* DIRECTION
Set down each line of the data below exactly as it stands, dropping the pictures.

>> BEGIN

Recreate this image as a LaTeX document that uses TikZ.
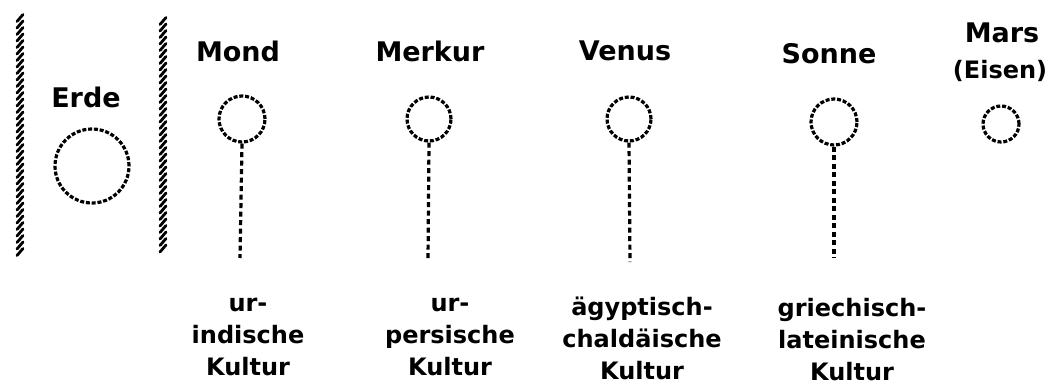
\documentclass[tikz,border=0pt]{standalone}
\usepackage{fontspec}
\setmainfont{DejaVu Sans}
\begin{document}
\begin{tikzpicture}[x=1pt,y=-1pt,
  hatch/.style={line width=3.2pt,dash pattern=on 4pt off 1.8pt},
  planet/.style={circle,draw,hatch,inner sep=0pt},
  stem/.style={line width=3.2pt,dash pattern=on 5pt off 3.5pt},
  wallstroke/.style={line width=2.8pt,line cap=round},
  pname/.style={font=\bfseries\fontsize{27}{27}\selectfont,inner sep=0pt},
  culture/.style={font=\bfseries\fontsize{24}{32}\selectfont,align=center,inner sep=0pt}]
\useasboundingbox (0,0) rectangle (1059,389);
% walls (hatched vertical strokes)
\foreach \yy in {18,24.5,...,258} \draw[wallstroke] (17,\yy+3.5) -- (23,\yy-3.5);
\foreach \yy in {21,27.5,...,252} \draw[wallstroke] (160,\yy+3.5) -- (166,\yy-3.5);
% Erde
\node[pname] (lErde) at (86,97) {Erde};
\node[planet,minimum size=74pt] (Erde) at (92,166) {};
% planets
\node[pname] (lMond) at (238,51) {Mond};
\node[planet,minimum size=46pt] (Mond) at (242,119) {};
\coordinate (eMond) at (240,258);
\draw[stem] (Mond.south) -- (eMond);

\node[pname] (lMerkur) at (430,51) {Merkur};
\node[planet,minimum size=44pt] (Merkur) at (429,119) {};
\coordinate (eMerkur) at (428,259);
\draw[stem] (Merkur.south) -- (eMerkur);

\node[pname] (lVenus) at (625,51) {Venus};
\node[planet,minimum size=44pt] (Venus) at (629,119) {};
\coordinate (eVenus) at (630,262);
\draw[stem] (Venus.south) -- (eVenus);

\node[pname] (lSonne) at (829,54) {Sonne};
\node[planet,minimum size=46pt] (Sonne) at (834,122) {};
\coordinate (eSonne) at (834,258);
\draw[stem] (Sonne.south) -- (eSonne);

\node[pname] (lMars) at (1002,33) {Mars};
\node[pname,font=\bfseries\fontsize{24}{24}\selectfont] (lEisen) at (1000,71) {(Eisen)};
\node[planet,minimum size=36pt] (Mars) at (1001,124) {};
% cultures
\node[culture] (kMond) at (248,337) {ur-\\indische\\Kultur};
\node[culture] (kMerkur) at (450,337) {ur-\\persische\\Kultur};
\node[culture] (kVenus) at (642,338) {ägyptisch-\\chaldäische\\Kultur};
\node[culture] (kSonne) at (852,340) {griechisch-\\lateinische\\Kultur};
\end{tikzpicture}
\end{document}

>> END

* TASK RESPONSE
Recreate this image as a LaTeX document that uses TikZ.
\documentclass[tikz,border=0pt]{standalone}
\usepackage{fontspec}
\setmainfont{DejaVu Sans}
\begin{document}
\begin{tikzpicture}[x=1pt,y=-1pt,
  hatch/.style={line width=3.2pt,dash pattern=on 4pt off 1.8pt},
  planet/.style={circle,draw,hatch,inner sep=0pt},
  stem/.style={line width=3.2pt,dash pattern=on 5pt off 3.5pt},
  wallstroke/.style={line width=2.8pt,line cap=round},
  pname/.style={font=\bfseries\fontsize{27}{27}\selectfont,inner sep=0pt},
  culture/.style={font=\bfseries\fontsize{24}{32}\selectfont,align=center,inner sep=0pt}]
\useasboundingbox (0,0) rectangle (1059,389);
% walls (hatched vertical strokes)
\foreach \yy in {18,24.5,...,258} \draw[wallstroke] (17,\yy+3.5) -- (23,\yy-3.5);
\foreach \yy in {21,27.5,...,252} \draw[wallstroke] (160,\yy+3.5) -- (166,\yy-3.5);
% Erde
\node[pname] (lErde) at (86,97) {Erde};
\node[planet,minimum size=74pt] (Erde) at (92,166) {};
% planets
\node[pname] (lMond) at (238,51) {Mond};
\node[planet,minimum size=46pt] (Mond) at (242,119) {};
\coordinate (eMond) at (240,258);
\draw[stem] (Mond.south) -- (eMond);

\node[pname] (lMerkur) at (430,51) {Merkur};
\node[planet,minimum size=44pt] (Merkur) at (429,119) {};
\coordinate (eMerkur) at (428,259);
\draw[stem] (Merkur.south) -- (eMerkur);

\node[pname] (lVenus) at (625,51) {Venus};
\node[planet,minimum size=44pt] (Venus) at (629,119) {};
\coordinate (eVenus) at (630,262);
\draw[stem] (Venus.south) -- (eVenus);

\node[pname] (lSonne) at (829,54) {Sonne};
\node[planet,minimum size=46pt] (Sonne) at (834,122) {};
\coordinate (eSonne) at (834,258);
\draw[stem] (Sonne.south) -- (eSonne);

\node[pname] (lMars) at (1002,33) {Mars};
\node[pname,font=\bfseries\fontsize{24}{24}\selectfont] (lEisen) at (1000,71) {(Eisen)};
\node[planet,minimum size=36pt] (Mars) at (1001,124) {};
% cultures
\node[culture] (kMond) at (248,337) {ur-\\indische\\Kultur};
\node[culture] (kMerkur) at (450,337) {ur-\\persische\\Kultur};
\node[culture] (kVenus) at (642,338) {ägyptisch-\\chaldäische\\Kultur};
\node[culture] (kSonne) at (852,340) {griechisch-\\lateinische\\Kultur};
\end{tikzpicture}
\end{document}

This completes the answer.